Teaching wikis to future educators: My virtual presentation at the College of William and Mary



Tomorrow I am spending time with Sheryl Nussbaum-Beach's class EDUC 330 Tech Enhanced Learning at the College of William and Mary.

I am incredibly impressed with Sheryl's course syllabus and wish that the incredible speakers she has scheduled could present to many colleges at once. She has an incredible line up and I'm going to be listening to her other speakers. I spent today listening to Anne Davis talk about blogging. Wow! I highly suggest that those of you interested in using blogging in the classroom listen to how Anne has been doing it for years with fifth graders. (The recording is in Elluminate.) Anne teaches teachers at Georgia State University and also finds time to spend 2 hours each week in an elementary classroom. She is incredible!
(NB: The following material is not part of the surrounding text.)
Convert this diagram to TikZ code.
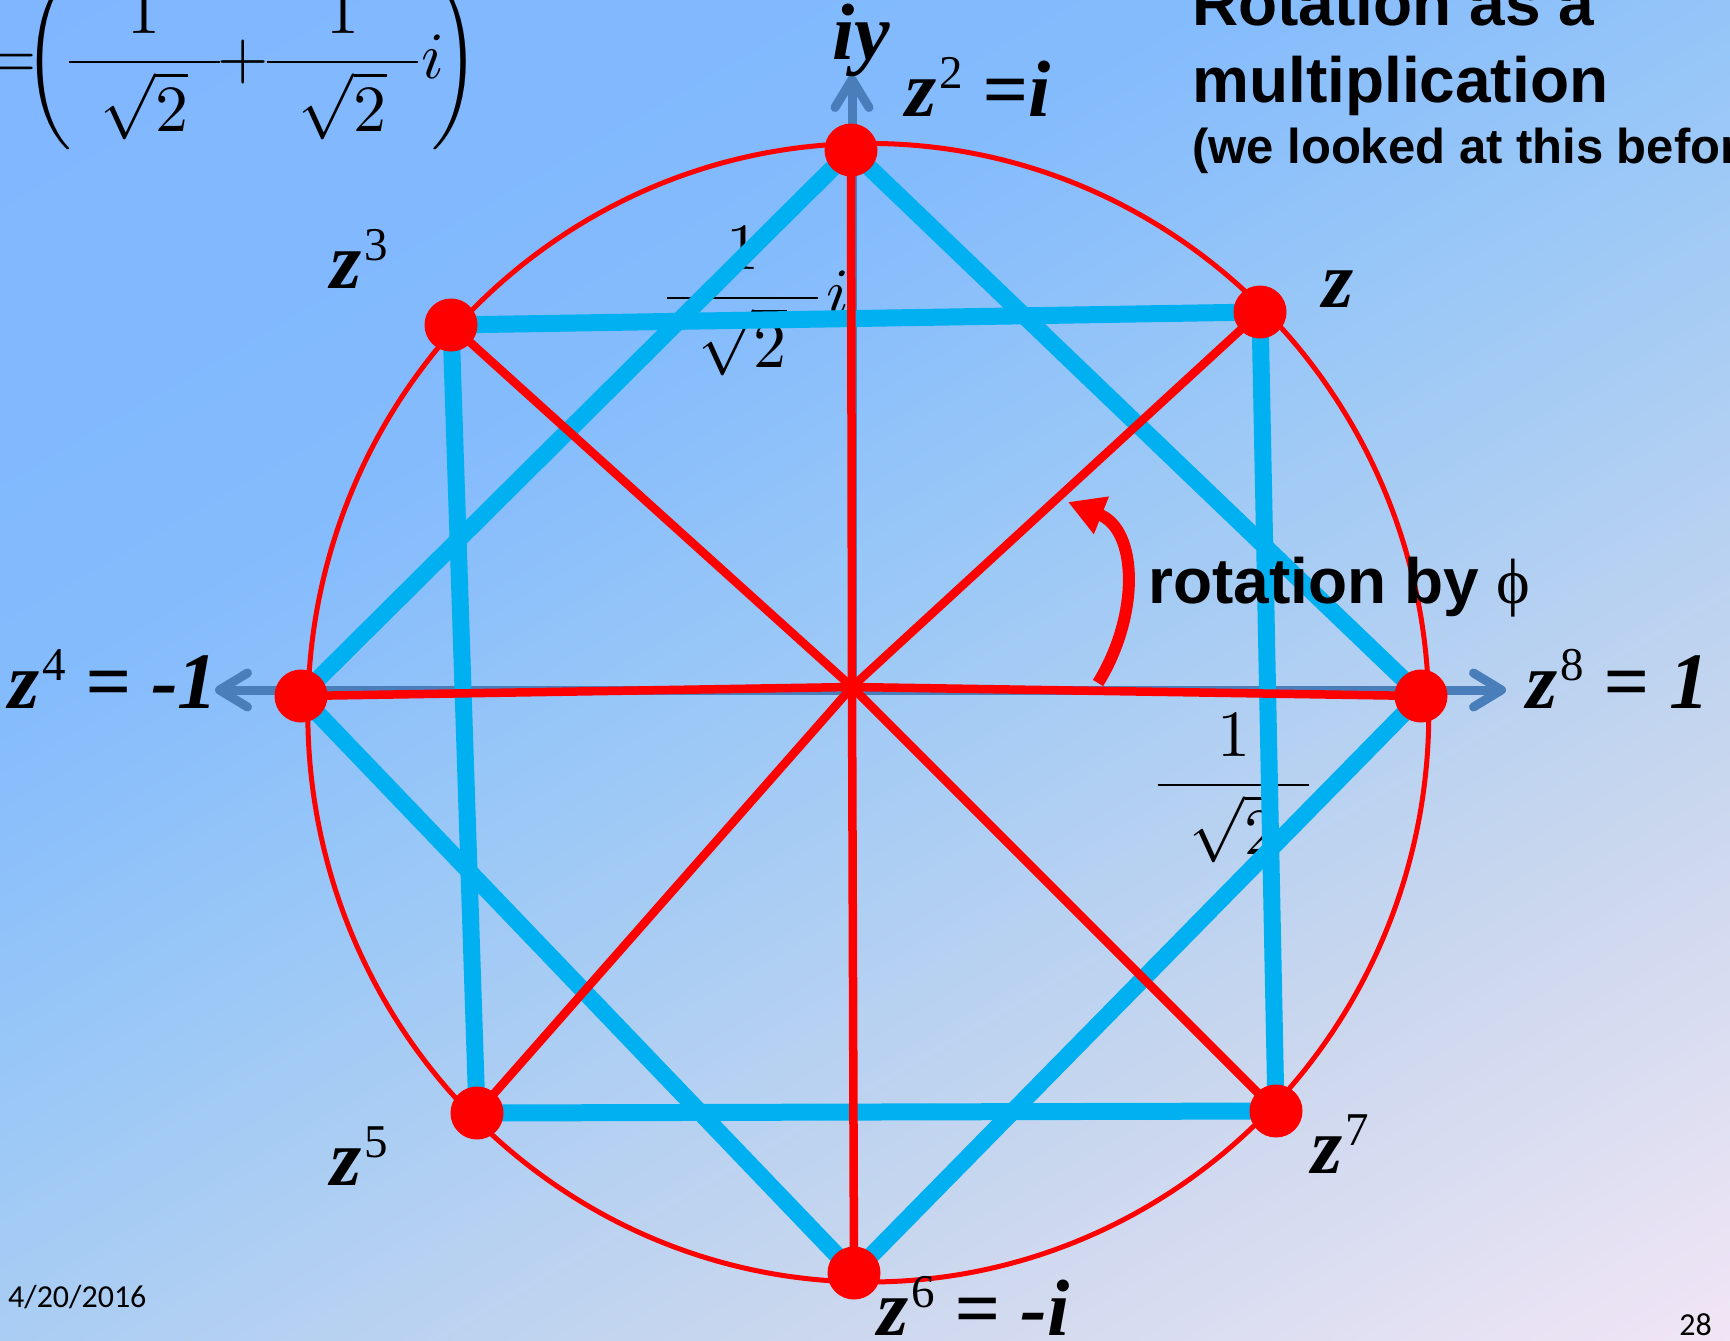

The other speakers? Listen to this:
My Presentation about Wikis Tomorrow
To prepare for my presentation., I uploaded my wikis across the curriculum presentation from the K12online conference to Google Video so that I can embed it in wikis and my blog. If you are interested in wikis, this is still my definitive video on using wikis and what I'm doing. It is still valid post-flat classroom project and can give you how I'm using them. (There are many other teachers who are using wikis in other fascinating ways as well.) That is the video at the beginning of this blog post!

I've also shared my slides for tomorrow with her class. We are presenting over Elluminate and I hope that it will be recorded. If so, I'll share it with you. These slides are on slideshare.



I dug up some fascinating resources at the beginning of the presentation. that you might want to read.

These students of Sheryl's are going to be ready to connect and relate to students in incredible, meaningful ways, that is if administrators and IT folks will get out of their way.

Meanwhile, innovators keep getting doors slammed in their faces!

As I've been writing, I got some disheartening news from one of my favorite pairs of wiki educators. I'm not going to name this person right now, however, this incredible math wiki project for middle schoolers has come to a screeching halt because all wikis are now blocked.

When asked if they could just unblock this one wiki, the answer was "it is either all or nothing."

Firstly, I manage a firewall and there is something in there called "allowed URL's" -- I've seen three or four major firewall interfaces and have never seen one without it. This lets a person allow a specific URL even if the primary URL is blocked. (For example, http://westwood.wikispaces.com could be allowed when all other wikispaces were blocked.) I think this teacher is getting the runaround!

Secondly, I see more and more educators continuing to get excited about new technologies only to have the virtual rug pulled out from under them on global collaborative projects when some person in IT, without direct curricular authority, deciding to "pull the plug."

This is kind of like letting the barnkeeper decide when the horse needs to race based upon when they want to clean out the stable. The horse races when there's a race. The teacher needs to teach when there is a need.

Something is upside down about letting curriculum be driven in this way! There must be communication! What a travesty!

But this is not a single instance. It is happening over and over. Time and again!

Wikis continue to work
Wikis continue to be a great tool in my classroom! They pull together the multiple digital artifacts created by my students in an incredibly easy to use manner!